Remembering NASCAR’s Dick Trickle: A Traditional Driver On A National Stage
Tragic news struck the NASCAR community today when it learned of the passing of Dick Trickle.
Trickle drove in a not one era of NASCAR, but from 1970 all the way until 2002, an unheard of career length. And through it all, as NASCAR transitioned from not only in generations of cars but national exposure, Trickle remained the same, and everybody seemed to love it.
Trickle will always be remembered by racers not for his lengthy career in NASCAR’s major series, but for the amount of racing he did on the rough short tracks of the Midwest. The same tracks that propelled names such as Rusty Wallace and Matt Kenseth to national prominence were first dominated by Dick Trickle. To this day, Wallace mentions Trickle as his biggest mentor on the ASA Series.
The gritty and determined Trickle was an absolute legend around the Midwest before he ever stepped foot in a NASCAR car. Often running over a 100 races a year surrounding his native Wisconsin, Trickle would amass over 1000 feature wins, a majority of them dominant, and all of them surely met with exuberance and joy akin to any driver stepping into NASCAR victory lane. Trickle won 67 features in 1972, a feat that will never be matched.
Amicable from the start, Trickle’s personality is overall what allowed him to continue not only to be successful on the track, but reach a cult following and garner as much attention as Richard Petty. He is infamously the oldest Rookie of the Year at the age of 48 with Stavola Brothers Racing, the team which found success previously with Bobby Allison and gave Jeff Burton his start in Sprint Cup.
As the 90s continued, Trickle was synonymous with Sportscenter’s NASCAR coverage, and took the many puns of his name all in stride. Even as NASCAR grew more mainstream, Trickle refused to change, his Midwestern grit showing prominently whenever given the chance.

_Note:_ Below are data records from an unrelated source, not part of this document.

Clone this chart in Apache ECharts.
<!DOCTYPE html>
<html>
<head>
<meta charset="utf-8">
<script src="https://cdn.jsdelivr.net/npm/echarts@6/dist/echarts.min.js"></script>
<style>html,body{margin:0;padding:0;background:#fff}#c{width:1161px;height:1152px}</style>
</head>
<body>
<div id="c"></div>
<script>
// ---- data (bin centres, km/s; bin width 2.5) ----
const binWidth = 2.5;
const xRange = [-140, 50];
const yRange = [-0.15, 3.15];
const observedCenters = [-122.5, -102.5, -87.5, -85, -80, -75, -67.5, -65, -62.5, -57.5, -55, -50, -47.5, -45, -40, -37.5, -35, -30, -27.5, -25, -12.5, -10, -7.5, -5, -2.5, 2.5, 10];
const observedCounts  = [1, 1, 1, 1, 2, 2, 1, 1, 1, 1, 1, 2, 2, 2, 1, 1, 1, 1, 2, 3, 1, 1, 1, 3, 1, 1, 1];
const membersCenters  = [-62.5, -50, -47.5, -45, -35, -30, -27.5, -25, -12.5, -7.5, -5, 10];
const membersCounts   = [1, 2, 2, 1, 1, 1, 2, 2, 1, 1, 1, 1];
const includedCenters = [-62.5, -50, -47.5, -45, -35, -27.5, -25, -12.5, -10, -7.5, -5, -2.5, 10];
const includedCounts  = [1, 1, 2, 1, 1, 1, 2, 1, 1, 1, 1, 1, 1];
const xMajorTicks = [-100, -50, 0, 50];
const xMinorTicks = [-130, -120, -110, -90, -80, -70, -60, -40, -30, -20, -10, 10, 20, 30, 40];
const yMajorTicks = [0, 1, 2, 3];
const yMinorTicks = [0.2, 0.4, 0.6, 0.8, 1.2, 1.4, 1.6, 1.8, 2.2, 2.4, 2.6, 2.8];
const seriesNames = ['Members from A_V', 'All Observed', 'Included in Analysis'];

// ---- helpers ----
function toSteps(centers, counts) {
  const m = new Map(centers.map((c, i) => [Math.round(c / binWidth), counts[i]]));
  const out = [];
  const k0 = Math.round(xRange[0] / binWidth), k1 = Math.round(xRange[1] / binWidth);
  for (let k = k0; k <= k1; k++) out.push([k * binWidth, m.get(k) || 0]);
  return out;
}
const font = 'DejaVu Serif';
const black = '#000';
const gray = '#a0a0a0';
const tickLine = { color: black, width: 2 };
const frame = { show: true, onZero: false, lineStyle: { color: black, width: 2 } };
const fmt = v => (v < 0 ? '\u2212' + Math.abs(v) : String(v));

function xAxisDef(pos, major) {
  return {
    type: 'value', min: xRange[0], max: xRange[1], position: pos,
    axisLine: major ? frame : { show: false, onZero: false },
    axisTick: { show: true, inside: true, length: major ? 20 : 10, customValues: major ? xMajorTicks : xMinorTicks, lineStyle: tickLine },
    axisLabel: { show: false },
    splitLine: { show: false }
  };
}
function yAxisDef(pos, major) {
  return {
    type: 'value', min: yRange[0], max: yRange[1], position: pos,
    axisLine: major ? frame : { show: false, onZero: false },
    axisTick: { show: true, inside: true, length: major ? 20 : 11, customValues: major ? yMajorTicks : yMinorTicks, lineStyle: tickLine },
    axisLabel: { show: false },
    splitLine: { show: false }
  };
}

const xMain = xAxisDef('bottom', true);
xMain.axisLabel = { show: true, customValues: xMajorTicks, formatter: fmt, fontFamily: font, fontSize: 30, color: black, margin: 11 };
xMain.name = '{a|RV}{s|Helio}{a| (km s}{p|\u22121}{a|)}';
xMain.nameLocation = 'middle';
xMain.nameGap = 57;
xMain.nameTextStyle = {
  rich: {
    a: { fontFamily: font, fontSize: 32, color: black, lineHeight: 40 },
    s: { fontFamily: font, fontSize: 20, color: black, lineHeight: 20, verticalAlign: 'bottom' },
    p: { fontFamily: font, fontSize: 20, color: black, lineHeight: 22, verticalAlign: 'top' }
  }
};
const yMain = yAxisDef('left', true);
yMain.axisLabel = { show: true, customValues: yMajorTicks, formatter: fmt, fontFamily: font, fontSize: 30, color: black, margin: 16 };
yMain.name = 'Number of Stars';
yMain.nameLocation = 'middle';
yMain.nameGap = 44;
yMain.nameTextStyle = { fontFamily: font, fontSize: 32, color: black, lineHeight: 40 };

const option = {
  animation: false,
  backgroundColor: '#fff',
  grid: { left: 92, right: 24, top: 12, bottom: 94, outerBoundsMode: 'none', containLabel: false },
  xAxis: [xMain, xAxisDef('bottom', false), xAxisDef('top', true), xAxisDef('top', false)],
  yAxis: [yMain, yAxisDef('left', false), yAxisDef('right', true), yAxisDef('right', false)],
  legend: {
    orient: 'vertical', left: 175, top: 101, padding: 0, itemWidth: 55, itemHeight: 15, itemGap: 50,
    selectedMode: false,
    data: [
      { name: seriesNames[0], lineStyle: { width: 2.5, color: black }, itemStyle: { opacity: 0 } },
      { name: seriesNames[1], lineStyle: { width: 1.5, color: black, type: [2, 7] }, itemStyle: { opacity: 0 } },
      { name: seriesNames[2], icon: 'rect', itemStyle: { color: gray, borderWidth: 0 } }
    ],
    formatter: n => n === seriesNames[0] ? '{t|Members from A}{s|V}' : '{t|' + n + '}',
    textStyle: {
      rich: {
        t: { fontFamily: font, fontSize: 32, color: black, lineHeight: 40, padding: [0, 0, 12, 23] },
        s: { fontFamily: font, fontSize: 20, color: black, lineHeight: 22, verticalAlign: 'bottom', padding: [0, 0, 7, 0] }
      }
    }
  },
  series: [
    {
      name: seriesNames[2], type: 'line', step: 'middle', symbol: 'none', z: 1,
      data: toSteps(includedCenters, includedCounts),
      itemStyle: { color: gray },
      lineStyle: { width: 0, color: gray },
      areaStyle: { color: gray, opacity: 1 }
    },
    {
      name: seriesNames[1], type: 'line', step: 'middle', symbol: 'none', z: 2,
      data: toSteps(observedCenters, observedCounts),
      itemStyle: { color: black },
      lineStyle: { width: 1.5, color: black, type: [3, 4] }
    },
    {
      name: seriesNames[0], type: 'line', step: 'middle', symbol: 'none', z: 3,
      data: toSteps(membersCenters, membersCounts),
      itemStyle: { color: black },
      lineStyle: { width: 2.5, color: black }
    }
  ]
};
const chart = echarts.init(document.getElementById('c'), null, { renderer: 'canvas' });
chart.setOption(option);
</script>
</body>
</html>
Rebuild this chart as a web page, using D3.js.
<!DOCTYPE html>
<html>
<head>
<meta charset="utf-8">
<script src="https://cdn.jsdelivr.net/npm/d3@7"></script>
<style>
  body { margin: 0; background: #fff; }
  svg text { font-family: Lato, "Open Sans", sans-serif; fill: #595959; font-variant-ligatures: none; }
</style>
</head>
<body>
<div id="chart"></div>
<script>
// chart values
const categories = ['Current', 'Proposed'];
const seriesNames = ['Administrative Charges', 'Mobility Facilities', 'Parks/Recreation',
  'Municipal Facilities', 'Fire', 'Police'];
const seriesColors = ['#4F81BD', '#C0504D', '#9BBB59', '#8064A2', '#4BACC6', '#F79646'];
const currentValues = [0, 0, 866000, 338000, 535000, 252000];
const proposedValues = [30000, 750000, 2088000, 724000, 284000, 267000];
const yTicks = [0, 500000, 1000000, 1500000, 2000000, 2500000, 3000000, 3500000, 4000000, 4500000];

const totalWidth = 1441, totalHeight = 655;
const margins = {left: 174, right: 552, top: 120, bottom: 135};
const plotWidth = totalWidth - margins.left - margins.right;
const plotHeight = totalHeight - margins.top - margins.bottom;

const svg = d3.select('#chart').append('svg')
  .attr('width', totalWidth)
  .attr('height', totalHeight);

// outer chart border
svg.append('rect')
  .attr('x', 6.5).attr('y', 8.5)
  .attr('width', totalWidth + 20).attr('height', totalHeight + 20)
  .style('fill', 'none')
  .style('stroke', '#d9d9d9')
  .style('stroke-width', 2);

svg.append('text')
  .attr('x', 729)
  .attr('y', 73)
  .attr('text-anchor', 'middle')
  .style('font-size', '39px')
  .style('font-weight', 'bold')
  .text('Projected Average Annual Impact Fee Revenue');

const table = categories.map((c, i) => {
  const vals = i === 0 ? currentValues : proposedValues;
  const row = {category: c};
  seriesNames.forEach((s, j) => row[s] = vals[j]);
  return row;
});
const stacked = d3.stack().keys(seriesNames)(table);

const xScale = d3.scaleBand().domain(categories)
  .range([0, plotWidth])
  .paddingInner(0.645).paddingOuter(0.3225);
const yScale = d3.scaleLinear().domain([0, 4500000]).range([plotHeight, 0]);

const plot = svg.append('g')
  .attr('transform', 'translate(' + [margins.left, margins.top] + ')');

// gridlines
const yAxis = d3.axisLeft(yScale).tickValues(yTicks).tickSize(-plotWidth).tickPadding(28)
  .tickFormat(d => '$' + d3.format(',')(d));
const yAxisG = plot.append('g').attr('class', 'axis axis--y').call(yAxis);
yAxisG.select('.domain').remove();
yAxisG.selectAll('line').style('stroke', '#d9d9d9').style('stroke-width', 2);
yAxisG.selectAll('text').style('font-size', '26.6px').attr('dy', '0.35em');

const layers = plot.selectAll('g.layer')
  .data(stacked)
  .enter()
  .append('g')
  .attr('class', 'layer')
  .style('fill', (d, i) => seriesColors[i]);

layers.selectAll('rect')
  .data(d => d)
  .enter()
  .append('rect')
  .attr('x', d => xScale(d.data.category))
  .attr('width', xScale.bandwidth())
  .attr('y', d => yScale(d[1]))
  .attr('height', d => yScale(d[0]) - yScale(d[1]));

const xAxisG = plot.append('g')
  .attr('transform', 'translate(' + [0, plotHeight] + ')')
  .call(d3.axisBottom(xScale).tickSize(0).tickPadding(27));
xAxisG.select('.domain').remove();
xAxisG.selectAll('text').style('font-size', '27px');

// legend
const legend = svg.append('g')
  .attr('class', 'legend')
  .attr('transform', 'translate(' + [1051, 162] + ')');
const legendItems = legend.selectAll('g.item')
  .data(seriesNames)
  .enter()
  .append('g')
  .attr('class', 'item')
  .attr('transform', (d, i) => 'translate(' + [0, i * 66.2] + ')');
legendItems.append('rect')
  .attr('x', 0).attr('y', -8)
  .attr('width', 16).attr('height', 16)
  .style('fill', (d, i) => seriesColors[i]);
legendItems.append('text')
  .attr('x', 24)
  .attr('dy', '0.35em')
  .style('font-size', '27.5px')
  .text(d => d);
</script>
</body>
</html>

Regardless if it was a fan story or something caught on camera, if it was about Dick Trickle, it was eccentric.
In 1990, during a caution at Talladega SuperSpeedway, Trickle cemented himself in NASCAR lore when he lit a cigarette and smoked through the open visor of his helmet, all caught by his in-car camera. A collection of Trickle quotes can be found on Ryan McGee’s Twitter, and they all read of a man who enjoyed the life he lived, and wouldn’t have it any other way.
That’s what makes Trickle’s death all the more disturbing. A suicide in the cemetery which his granddaughter was buried, Trickle’s last words were more than likely spoken to the 911 operator, saying there would be a dead body, and it would be his.
Trickle’s death has nothing to do with NASCAR. It is implicitly tragic, something which has shocked the racing community. Although removed from the sport permanently now, Dick Trickle will forever be remembered by the drivers who he mentored, ranging from the aforementioned Wallace to former open-wheel driver Max Papis.
To the fans, casual or devoted, this suicide marks a tragic and uncharacteristic end to a charismatic career. But the lore will live on. Dick Trickle will live on. His character and determination to win live on in the heart of every Midwestern driver who lays rubber on one of the tracks which Trickle dominated long ago.
The never give up attitude, the resourcefulness and most importantly, the idea that racing is about winning through passion is not just something that should be viewed as old-school, but something that Dick Trickle should be remembered by.